#### COLLECTED DATA
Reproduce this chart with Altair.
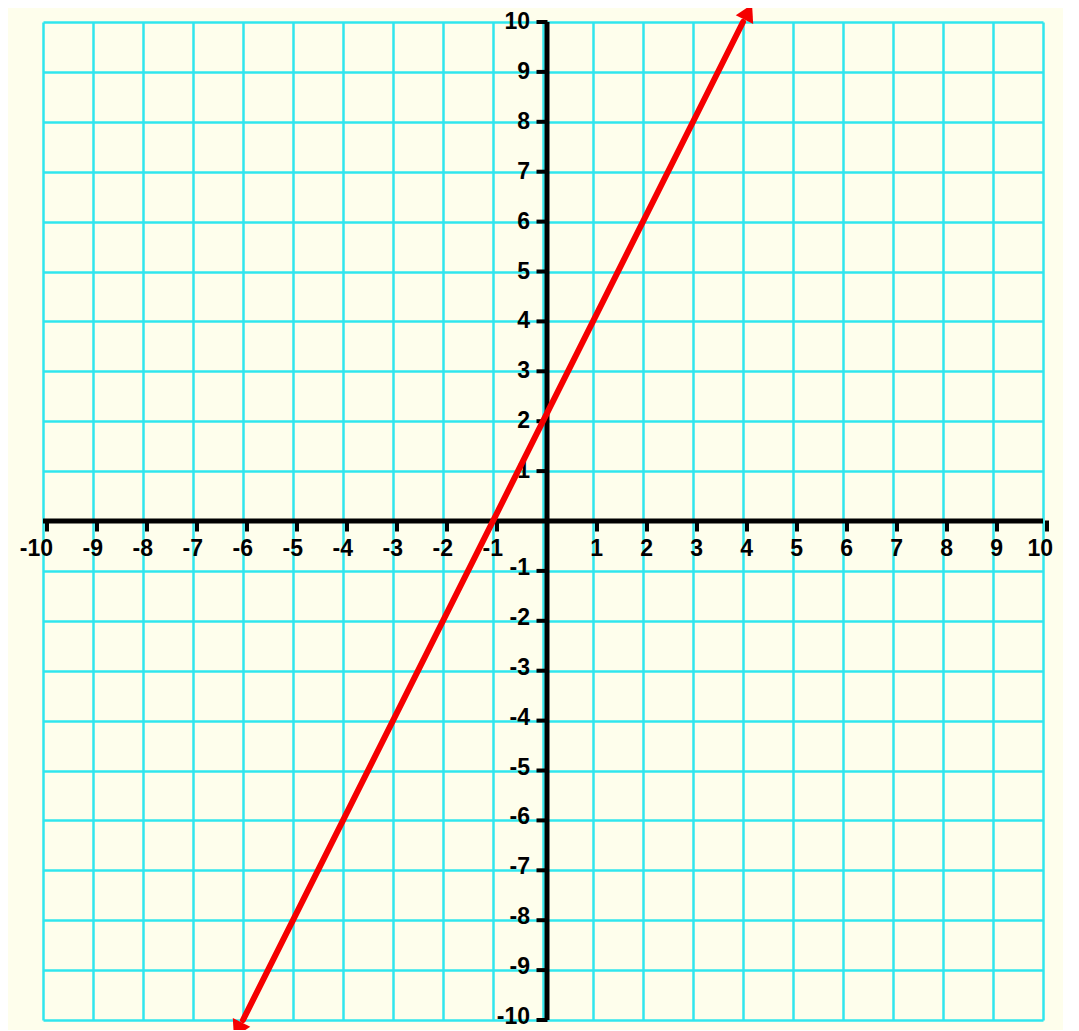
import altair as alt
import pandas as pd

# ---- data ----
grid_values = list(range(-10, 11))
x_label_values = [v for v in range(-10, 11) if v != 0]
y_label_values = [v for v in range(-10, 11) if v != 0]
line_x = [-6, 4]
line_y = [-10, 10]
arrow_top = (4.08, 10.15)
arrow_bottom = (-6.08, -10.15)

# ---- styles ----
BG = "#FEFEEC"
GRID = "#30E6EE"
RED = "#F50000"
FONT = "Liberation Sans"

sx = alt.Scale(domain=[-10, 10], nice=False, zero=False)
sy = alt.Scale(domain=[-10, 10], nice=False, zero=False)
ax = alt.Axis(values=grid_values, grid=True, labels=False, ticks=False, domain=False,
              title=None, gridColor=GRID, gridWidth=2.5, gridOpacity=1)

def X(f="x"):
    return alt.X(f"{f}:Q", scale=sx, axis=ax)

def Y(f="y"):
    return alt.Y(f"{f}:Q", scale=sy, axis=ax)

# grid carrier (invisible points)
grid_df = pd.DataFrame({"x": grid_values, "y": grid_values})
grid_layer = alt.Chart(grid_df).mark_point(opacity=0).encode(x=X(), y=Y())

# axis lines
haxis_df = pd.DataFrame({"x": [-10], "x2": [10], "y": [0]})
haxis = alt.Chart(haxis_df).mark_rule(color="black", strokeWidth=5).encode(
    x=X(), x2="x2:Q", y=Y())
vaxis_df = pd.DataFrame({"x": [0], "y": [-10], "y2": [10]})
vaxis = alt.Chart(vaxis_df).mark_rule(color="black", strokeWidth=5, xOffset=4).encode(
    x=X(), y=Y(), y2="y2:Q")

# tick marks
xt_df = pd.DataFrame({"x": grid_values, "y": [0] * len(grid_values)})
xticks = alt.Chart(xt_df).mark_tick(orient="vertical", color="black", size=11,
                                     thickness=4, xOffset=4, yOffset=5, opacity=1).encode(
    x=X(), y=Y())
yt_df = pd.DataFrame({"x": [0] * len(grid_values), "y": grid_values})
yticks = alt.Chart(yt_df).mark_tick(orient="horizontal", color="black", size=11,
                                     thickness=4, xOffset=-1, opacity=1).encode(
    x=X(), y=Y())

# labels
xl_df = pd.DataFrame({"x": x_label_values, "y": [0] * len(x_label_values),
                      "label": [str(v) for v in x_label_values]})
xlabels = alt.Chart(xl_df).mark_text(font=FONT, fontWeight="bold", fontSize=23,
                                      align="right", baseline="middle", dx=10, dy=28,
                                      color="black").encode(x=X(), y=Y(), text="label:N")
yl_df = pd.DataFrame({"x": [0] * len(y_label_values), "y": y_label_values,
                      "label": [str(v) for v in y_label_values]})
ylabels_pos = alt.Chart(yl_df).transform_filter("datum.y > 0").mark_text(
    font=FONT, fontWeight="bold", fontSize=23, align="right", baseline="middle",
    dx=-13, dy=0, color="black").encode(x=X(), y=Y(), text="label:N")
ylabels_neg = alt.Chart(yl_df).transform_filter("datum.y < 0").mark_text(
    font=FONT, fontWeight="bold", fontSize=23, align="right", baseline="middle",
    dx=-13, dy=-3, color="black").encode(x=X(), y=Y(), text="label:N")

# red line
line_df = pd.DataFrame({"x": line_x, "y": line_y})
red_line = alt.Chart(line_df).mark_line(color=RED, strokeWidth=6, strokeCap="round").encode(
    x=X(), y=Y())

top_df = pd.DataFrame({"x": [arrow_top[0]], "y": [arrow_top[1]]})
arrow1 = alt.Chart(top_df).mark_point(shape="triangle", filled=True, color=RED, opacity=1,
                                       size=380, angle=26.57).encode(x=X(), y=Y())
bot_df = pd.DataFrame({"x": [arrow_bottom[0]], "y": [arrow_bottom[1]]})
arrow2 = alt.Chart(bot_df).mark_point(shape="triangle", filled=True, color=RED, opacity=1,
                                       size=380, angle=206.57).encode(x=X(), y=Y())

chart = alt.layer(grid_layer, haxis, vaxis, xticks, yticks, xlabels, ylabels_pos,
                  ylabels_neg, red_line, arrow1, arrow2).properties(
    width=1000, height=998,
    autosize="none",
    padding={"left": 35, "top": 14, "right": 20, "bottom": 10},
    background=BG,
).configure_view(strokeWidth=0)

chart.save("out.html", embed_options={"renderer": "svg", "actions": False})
########
__WHAT THE EXERCISE ASKS__
Pictures excluded, quote all the data above exactly.

__TASK RESPONSE__
Reproduce this chart with Altair.
import altair as alt
import pandas as pd

# ---- data ----
grid_values = list(range(-10, 11))
x_label_values = [v for v in range(-10, 11) if v != 0]
y_label_values = [v for v in range(-10, 11) if v != 0]
line_x = [-6, 4]
line_y = [-10, 10]
arrow_top = (4.08, 10.15)
arrow_bottom = (-6.08, -10.15)

# ---- styles ----
BG = "#FEFEEC"
GRID = "#30E6EE"
RED = "#F50000"
FONT = "Liberation Sans"

sx = alt.Scale(domain=[-10, 10], nice=False, zero=False)
sy = alt.Scale(domain=[-10, 10], nice=False, zero=False)
ax = alt.Axis(values=grid_values, grid=True, labels=False, ticks=False, domain=False,
              title=None, gridColor=GRID, gridWidth=2.5, gridOpacity=1)

def X(f="x"):
    return alt.X(f"{f}:Q", scale=sx, axis=ax)

def Y(f="y"):
    return alt.Y(f"{f}:Q", scale=sy, axis=ax)

# grid carrier (invisible points)
grid_df = pd.DataFrame({"x": grid_values, "y": grid_values})
grid_layer = alt.Chart(grid_df).mark_point(opacity=0).encode(x=X(), y=Y())

# axis lines
haxis_df = pd.DataFrame({"x": [-10], "x2": [10], "y": [0]})
haxis = alt.Chart(haxis_df).mark_rule(color="black", strokeWidth=5).encode(
    x=X(), x2="x2:Q", y=Y())
vaxis_df = pd.DataFrame({"x": [0], "y": [-10], "y2": [10]})
vaxis = alt.Chart(vaxis_df).mark_rule(color="black", strokeWidth=5, xOffset=4).encode(
    x=X(), y=Y(), y2="y2:Q")

# tick marks
xt_df = pd.DataFrame({"x": grid_values, "y": [0] * len(grid_values)})
xticks = alt.Chart(xt_df).mark_tick(orient="vertical", color="black", size=11,
                                     thickness=4, xOffset=4, yOffset=5, opacity=1).encode(
    x=X(), y=Y())
yt_df = pd.DataFrame({"x": [0] * len(grid_values), "y": grid_values})
yticks = alt.Chart(yt_df).mark_tick(orient="horizontal", color="black", size=11,
                                     thickness=4, xOffset=-1, opacity=1).encode(
    x=X(), y=Y())

# labels
xl_df = pd.DataFrame({"x": x_label_values, "y": [0] * len(x_label_values),
                      "label": [str(v) for v in x_label_values]})
xlabels = alt.Chart(xl_df).mark_text(font=FONT, fontWeight="bold", fontSize=23,
                                      align="right", baseline="middle", dx=10, dy=28,
                                      color="black").encode(x=X(), y=Y(), text="label:N")
yl_df = pd.DataFrame({"x": [0] * len(y_label_values), "y": y_label_values,
                      "label": [str(v) for v in y_label_values]})
ylabels_pos = alt.Chart(yl_df).transform_filter("datum.y > 0").mark_text(
    font=FONT, fontWeight="bold", fontSize=23, align="right", baseline="middle",
    dx=-13, dy=0, color="black").encode(x=X(), y=Y(), text="label:N")
ylabels_neg = alt.Chart(yl_df).transform_filter("datum.y < 0").mark_text(
    font=FONT, fontWeight="bold", fontSize=23, align="right", baseline="middle",
    dx=-13, dy=-3, color="black").encode(x=X(), y=Y(), text="label:N")

# red line
line_df = pd.DataFrame({"x": line_x, "y": line_y})
red_line = alt.Chart(line_df).mark_line(color=RED, strokeWidth=6, strokeCap="round").encode(
    x=X(), y=Y())

top_df = pd.DataFrame({"x": [arrow_top[0]], "y": [arrow_top[1]]})
arrow1 = alt.Chart(top_df).mark_point(shape="triangle", filled=True, color=RED, opacity=1,
                                       size=380, angle=26.57).encode(x=X(), y=Y())
bot_df = pd.DataFrame({"x": [arrow_bottom[0]], "y": [arrow_bottom[1]]})
arrow2 = alt.Chart(bot_df).mark_point(shape="triangle", filled=True, color=RED, opacity=1,
                                       size=380, angle=206.57).encode(x=X(), y=Y())

chart = alt.layer(grid_layer, haxis, vaxis, xticks, yticks, xlabels, ylabels_pos,
                  ylabels_neg, red_line, arrow1, arrow2).properties(
    width=1000, height=998,
    autosize="none",
    padding={"left": 35, "top": 14, "right": 20, "bottom": 10},
    background=BG,
).configure_view(strokeWidth=0)

chart.save("out.html", embed_options={"renderer": "svg", "actions": False})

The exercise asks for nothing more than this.